Return each line of the listing below, unchanged, and omit the images.

--- START ---

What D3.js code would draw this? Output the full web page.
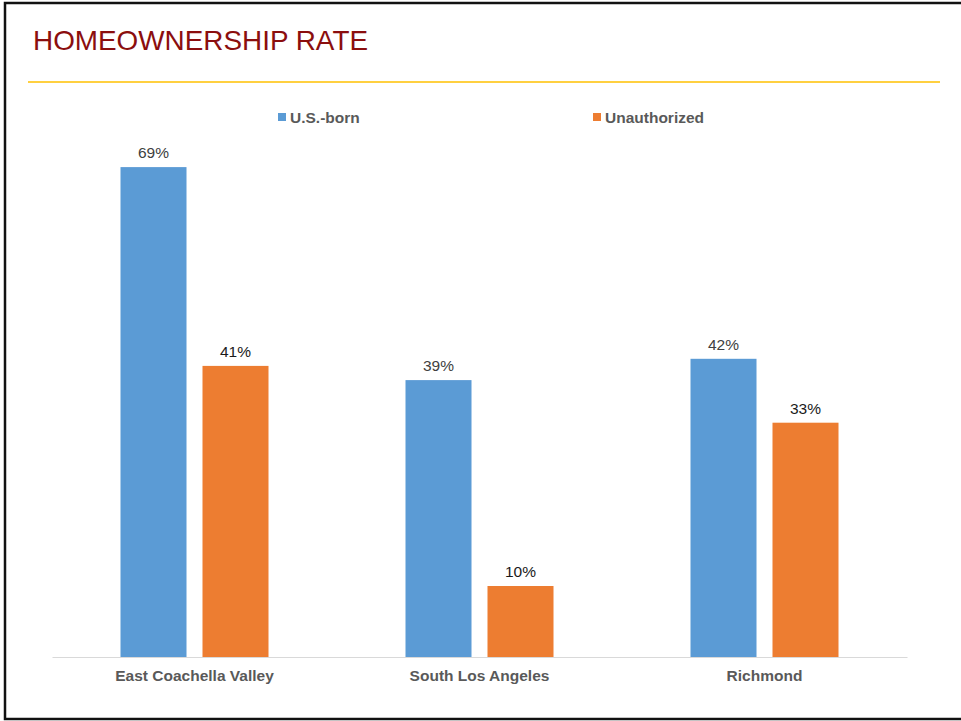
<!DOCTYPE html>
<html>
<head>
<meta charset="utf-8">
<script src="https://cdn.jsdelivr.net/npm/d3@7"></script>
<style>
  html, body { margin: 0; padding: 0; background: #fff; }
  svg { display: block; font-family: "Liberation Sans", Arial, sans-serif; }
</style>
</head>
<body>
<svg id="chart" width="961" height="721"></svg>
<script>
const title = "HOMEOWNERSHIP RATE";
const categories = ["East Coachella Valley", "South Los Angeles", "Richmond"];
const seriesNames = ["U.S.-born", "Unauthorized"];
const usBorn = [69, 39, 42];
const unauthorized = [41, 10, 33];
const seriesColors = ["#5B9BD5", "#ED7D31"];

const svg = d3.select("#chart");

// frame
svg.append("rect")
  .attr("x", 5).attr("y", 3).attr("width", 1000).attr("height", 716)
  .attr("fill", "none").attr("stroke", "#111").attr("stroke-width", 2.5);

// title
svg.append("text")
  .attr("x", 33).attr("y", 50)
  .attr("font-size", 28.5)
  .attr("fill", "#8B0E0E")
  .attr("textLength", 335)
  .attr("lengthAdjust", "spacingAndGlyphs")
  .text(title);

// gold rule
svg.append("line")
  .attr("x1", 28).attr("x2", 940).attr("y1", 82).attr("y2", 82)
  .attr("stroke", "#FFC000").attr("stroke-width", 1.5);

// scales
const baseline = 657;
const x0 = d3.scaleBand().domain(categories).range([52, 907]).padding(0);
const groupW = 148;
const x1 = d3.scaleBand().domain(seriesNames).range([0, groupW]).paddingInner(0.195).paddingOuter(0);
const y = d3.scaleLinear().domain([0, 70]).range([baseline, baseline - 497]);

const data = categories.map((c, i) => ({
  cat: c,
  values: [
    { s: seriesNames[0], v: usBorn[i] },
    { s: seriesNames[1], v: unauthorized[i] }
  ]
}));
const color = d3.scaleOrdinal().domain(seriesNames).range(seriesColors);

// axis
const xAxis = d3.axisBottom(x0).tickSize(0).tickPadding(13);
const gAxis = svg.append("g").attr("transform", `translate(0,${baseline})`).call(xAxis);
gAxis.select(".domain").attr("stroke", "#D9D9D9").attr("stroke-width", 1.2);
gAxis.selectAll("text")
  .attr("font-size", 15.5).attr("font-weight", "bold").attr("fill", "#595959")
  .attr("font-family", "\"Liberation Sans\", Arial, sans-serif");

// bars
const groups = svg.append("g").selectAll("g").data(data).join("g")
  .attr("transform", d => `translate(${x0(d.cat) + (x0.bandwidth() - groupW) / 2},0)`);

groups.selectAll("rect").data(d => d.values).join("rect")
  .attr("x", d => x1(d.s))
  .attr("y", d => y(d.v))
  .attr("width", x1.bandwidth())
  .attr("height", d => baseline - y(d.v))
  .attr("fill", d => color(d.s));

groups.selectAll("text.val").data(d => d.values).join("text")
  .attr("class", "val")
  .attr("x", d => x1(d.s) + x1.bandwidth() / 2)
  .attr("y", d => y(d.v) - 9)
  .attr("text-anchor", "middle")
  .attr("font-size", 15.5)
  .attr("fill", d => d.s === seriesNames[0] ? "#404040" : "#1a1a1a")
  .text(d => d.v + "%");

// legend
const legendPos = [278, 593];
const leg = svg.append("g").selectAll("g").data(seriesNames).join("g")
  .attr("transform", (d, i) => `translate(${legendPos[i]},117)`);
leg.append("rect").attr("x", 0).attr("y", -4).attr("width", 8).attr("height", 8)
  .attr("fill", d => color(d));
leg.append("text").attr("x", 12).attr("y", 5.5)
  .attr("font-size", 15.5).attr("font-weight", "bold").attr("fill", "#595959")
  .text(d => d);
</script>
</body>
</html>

--- END ---

§ **Result of the task**
What D3.js code would draw this? Output the full web page.
<!DOCTYPE html>
<html>
<head>
<meta charset="utf-8">
<script src="https://cdn.jsdelivr.net/npm/d3@7"></script>
<style>
  html, body { margin: 0; padding: 0; background: #fff; }
  svg { display: block; font-family: "Liberation Sans", Arial, sans-serif; }
</style>
</head>
<body>
<svg id="chart" width="961" height="721"></svg>
<script>
const title = "HOMEOWNERSHIP RATE";
const categories = ["East Coachella Valley", "South Los Angeles", "Richmond"];
const seriesNames = ["U.S.-born", "Unauthorized"];
const usBorn = [69, 39, 42];
const unauthorized = [41, 10, 33];
const seriesColors = ["#5B9BD5", "#ED7D31"];

const svg = d3.select("#chart");

// frame
svg.append("rect")
  .attr("x", 5).attr("y", 3).attr("width", 1000).attr("height", 716)
  .attr("fill", "none").attr("stroke", "#111").attr("stroke-width", 2.5);

// title
svg.append("text")
  .attr("x", 33).attr("y", 50)
  .attr("font-size", 28.5)
  .attr("fill", "#8B0E0E")
  .attr("textLength", 335)
  .attr("lengthAdjust", "spacingAndGlyphs")
  .text(title);

// gold rule
svg.append("line")
  .attr("x1", 28).attr("x2", 940).attr("y1", 82).attr("y2", 82)
  .attr("stroke", "#FFC000").attr("stroke-width", 1.5);

// scales
const baseline = 657;
const x0 = d3.scaleBand().domain(categories).range([52, 907]).padding(0);
const groupW = 148;
const x1 = d3.scaleBand().domain(seriesNames).range([0, groupW]).paddingInner(0.195).paddingOuter(0);
const y = d3.scaleLinear().domain([0, 70]).range([baseline, baseline - 497]);

const data = categories.map((c, i) => ({
  cat: c,
  values: [
    { s: seriesNames[0], v: usBorn[i] },
    { s: seriesNames[1], v: unauthorized[i] }
  ]
}));
const color = d3.scaleOrdinal().domain(seriesNames).range(seriesColors);

// axis
const xAxis = d3.axisBottom(x0).tickSize(0).tickPadding(13);
const gAxis = svg.append("g").attr("transform", `translate(0,${baseline})`).call(xAxis);
gAxis.select(".domain").attr("stroke", "#D9D9D9").attr("stroke-width", 1.2);
gAxis.selectAll("text")
  .attr("font-size", 15.5).attr("font-weight", "bold").attr("fill", "#595959")
  .attr("font-family", "\"Liberation Sans\", Arial, sans-serif");

// bars
const groups = svg.append("g").selectAll("g").data(data).join("g")
  .attr("transform", d => `translate(${x0(d.cat) + (x0.bandwidth() - groupW) / 2},0)`);

groups.selectAll("rect").data(d => d.values).join("rect")
  .attr("x", d => x1(d.s))
  .attr("y", d => y(d.v))
  .attr("width", x1.bandwidth())
  .attr("height", d => baseline - y(d.v))
  .attr("fill", d => color(d.s));

groups.selectAll("text.val").data(d => d.values).join("text")
  .attr("class", "val")
  .attr("x", d => x1(d.s) + x1.bandwidth() / 2)
  .attr("y", d => y(d.v) - 9)
  .attr("text-anchor", "middle")
  .attr("font-size", 15.5)
  .attr("fill", d => d.s === seriesNames[0] ? "#404040" : "#1a1a1a")
  .text(d => d.v + "%");

// legend
const legendPos = [278, 593];
const leg = svg.append("g").selectAll("g").data(seriesNames).join("g")
  .attr("transform", (d, i) => `translate(${legendPos[i]},117)`);
leg.append("rect").attr("x", 0).attr("y", -4).attr("width", 8).attr("height", 8)
  .attr("fill", d => color(d));
leg.append("text").attr("x", 12).attr("y", 5.5)
  .attr("font-size", 15.5).attr("font-weight", "bold").attr("fill", "#595959")
  .text(d => d);
</script>
</body>
</html>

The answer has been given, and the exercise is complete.